Still owing more than $17,000 to the Parent-Teacher Association she stole from for two years, Providence Hogan, a former PTA treasurer at Public School 29 in Cobble Hill, Brooklyn, was taken back into custody on Wednesday after she failed to make scheduled payments.

Ms. Hogan pleaded guilty in 2011 to embezzling $82,000 while she was the treasurer of the PTA, which serves one of Brooklyn’s most sought-after elementary schools. She used the money to help shore up her failing Boerum Hill spa business in Brooklyn, cover her rent and pay for fertility treatments. As part of a plea agreement, she returned $50,000 in 2011 and has since paid back more in installments, but is still short about $17,700, according to the Brooklyn district attorney’s office.

“The judge felt that she would come up with the money if she was in jail,” Ms. Hogan’s lawyer, Stephen Flamhaft, said.

He said Ms. Hogan would be released next week. Ms. Hogan could still face the full sentence of two to six years if she does not make the full reimbursement by January 2014. Even if she does, she will be on probation for five years.

It is the latest episode in a story that has left scars on both Ms. Hogan and the P.S. 29 community.
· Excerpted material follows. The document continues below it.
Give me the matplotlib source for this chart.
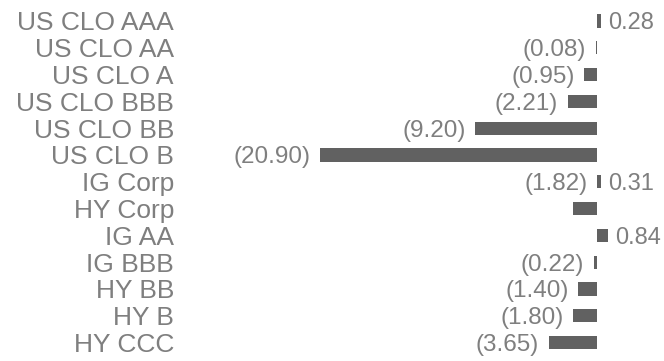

Ms. Hogan filed for bankruptcy in January, the same month she closed her business, Providence Day Spa, blaming the bad economy. The PTA has asked the bankruptcy court not to eliminate her remaining debt to the group. Maura Sheehy, one of the presidents of the PTA, said the remaining $17,000 could be used for a variety of purposes, like professional development for teachers, arts enrichment or simply softening the impact of more than $1 million in budget cuts the school has faced over the past five years.

The $17,000 is roughly equivalent to the salary of an assistant kindergarten teacher, she said. The PTA collected about $200,000 in donations last year, according to tax records.

Mr. Flamhaft, referring to the other P.S. 29 parents as “parasites,” said he believed they had “no compassion.”

“They’re taking advantage of a downtrodden woman,” he added, “who’s battered and sullied by many things that went on in her life.”

Since pleading guilty, Ms. Hogan, whose daughter was in fourth grade at P.S. 29 at the time of her arrest, has been divorced and has suffered from what Mr. Flamhaft called “severe illnesses, womanly illnesses” that left her “on her deathbed.”

Told of Mr. Flamhaft’s comments, Ms. Sheehy said, “I think people hold a wide range of feelings about the situation, including an enormous amount of sympathy for Ms. Hogan’s tragic situation.”

In a blog post on her spa’s Web site, Ms. Hogan wrote: “Some transitions were not so wonderful. Illness, loss and complicated times.”